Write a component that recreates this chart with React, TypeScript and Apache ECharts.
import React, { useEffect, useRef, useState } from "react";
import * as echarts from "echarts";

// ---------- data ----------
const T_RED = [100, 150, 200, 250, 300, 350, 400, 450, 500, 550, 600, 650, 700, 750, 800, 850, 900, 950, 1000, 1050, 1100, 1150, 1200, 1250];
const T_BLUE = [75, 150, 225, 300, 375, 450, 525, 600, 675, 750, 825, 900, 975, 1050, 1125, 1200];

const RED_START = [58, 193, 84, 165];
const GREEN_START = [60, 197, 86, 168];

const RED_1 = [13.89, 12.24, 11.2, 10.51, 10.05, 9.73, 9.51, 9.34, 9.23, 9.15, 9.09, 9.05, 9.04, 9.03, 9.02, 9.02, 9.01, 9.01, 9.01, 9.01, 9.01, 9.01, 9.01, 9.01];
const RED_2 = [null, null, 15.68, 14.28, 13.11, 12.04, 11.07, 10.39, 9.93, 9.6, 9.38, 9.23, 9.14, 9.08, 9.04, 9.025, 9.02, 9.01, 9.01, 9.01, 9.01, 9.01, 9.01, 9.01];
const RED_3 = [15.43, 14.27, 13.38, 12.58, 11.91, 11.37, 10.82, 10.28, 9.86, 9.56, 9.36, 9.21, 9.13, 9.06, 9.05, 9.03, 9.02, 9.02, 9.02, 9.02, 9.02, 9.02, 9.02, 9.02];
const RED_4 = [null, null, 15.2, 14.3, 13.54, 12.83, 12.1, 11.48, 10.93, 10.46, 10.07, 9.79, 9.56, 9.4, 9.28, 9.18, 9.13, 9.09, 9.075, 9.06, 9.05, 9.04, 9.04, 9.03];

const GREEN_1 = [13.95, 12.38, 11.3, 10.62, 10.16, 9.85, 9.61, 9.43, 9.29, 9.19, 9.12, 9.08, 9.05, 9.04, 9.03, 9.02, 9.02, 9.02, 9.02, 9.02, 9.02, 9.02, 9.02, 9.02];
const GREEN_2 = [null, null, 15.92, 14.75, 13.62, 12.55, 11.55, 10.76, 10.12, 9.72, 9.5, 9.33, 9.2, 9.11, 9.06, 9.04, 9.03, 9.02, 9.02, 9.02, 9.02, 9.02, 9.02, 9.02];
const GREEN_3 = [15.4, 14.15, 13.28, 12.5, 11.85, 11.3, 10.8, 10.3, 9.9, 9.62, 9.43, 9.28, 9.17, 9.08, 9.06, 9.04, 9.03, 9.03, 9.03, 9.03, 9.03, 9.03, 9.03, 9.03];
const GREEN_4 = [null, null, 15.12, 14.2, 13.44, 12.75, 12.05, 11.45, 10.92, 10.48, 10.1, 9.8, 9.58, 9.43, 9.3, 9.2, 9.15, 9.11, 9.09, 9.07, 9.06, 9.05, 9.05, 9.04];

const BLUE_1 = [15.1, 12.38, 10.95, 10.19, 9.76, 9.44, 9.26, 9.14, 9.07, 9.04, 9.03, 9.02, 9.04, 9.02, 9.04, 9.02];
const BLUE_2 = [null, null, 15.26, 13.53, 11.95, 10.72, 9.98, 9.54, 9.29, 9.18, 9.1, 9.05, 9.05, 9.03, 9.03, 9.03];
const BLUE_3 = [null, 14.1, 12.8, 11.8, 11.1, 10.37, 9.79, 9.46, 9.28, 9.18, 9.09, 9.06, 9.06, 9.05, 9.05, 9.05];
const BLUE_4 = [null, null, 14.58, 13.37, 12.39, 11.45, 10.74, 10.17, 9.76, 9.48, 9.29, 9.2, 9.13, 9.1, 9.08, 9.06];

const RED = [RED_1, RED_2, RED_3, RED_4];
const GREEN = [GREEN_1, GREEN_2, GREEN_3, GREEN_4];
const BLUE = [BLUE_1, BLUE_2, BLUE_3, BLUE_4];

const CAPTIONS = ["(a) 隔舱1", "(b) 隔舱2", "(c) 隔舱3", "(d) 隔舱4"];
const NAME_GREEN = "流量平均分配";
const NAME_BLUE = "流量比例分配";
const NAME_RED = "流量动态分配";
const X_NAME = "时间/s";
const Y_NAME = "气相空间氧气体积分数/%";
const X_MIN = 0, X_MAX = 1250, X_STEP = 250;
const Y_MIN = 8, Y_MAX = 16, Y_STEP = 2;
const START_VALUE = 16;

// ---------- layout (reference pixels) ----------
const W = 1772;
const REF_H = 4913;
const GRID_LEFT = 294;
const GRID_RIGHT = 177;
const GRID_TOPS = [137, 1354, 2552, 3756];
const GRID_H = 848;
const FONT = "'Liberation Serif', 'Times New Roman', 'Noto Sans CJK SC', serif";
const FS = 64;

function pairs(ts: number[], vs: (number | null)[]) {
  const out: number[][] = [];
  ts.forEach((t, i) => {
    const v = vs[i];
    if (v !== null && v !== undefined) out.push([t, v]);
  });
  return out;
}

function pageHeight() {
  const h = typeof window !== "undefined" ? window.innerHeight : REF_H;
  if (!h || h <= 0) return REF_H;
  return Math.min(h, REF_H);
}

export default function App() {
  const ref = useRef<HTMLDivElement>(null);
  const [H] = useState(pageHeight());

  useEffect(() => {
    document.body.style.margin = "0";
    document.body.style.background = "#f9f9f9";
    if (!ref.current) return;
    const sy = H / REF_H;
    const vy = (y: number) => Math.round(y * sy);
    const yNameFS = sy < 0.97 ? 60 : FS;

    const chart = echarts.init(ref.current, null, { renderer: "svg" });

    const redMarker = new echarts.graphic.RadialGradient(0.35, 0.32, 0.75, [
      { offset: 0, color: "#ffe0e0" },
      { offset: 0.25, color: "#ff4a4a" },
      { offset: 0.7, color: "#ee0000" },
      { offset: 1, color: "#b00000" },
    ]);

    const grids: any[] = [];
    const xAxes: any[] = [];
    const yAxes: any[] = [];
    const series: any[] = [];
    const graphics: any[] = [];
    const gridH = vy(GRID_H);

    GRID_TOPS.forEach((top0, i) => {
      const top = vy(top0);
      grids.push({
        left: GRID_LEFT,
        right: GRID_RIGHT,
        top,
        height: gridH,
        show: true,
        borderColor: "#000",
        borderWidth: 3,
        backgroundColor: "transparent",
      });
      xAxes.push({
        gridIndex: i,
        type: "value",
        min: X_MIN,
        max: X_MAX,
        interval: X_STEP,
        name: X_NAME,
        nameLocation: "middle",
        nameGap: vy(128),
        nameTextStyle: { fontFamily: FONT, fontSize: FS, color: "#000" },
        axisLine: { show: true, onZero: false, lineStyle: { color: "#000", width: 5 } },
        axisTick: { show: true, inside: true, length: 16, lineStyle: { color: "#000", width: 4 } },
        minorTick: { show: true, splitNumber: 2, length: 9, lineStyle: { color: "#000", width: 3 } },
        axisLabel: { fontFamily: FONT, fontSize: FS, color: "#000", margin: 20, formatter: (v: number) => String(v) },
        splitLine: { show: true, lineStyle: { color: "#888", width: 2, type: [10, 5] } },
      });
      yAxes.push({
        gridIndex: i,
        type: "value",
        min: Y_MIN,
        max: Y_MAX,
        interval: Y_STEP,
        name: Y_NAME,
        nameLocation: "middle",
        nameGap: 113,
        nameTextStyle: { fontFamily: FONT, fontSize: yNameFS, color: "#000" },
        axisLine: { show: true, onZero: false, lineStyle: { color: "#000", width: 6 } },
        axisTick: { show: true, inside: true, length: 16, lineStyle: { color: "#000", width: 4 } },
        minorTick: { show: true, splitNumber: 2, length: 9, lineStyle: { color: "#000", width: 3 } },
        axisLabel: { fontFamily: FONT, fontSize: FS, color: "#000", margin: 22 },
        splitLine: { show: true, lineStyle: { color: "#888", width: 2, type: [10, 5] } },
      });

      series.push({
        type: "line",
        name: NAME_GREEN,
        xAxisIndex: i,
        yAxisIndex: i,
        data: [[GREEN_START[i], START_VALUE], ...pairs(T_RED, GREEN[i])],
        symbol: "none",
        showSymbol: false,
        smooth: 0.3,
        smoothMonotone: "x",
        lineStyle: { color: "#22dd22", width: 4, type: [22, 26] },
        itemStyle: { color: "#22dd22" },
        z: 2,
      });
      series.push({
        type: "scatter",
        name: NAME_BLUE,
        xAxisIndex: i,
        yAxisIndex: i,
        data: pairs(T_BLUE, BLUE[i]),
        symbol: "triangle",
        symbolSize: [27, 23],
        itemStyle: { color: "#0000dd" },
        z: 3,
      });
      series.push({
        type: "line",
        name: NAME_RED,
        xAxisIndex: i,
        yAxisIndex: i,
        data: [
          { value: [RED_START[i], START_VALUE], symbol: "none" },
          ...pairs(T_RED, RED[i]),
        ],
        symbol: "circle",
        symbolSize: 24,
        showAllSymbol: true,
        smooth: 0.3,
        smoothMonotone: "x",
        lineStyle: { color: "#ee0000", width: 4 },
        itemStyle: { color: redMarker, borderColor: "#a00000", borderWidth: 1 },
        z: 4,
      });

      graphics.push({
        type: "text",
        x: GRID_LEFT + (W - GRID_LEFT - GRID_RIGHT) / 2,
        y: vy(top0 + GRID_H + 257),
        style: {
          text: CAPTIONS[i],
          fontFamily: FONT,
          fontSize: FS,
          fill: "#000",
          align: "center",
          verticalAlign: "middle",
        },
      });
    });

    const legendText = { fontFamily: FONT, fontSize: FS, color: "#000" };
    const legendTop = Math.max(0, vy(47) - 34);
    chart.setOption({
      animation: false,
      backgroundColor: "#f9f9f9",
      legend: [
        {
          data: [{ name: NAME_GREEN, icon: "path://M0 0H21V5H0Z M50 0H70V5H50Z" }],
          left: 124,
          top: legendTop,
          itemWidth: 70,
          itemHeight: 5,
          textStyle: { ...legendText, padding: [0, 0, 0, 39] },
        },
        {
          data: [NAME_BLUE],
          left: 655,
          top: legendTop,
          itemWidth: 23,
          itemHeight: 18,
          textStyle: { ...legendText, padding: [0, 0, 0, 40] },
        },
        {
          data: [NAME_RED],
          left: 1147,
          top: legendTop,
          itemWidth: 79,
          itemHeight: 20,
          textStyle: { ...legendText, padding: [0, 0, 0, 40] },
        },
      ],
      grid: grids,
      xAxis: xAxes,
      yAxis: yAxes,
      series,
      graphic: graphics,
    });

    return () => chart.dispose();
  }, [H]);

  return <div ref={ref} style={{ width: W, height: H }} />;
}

--------

#### [Task description]
Repeat the material word for word from its opening line up to and including the line containing "const GREEN_START = [60, 197, 86, 168];".

#### [Completed task]
Write a component that recreates this chart with React, TypeScript and Apache ECharts.
import React, { useEffect, useRef, useState } from "react";
import * as echarts from "echarts";

// ---------- data ----------
const T_RED = [100, 150, 200, 250, 300, 350, 400, 450, 500, 550, 600, 650, 700, 750, 800, 850, 900, 950, 1000, 1050, 1100, 1150, 1200, 1250];
const T_BLUE = [75, 150, 225, 300, 375, 450, 525, 600, 675, 750, 825, 900, 975, 1050, 1125, 1200];

const RED_START = [58, 193, 84, 165];
const GREEN_START = [60, 197, 86, 168];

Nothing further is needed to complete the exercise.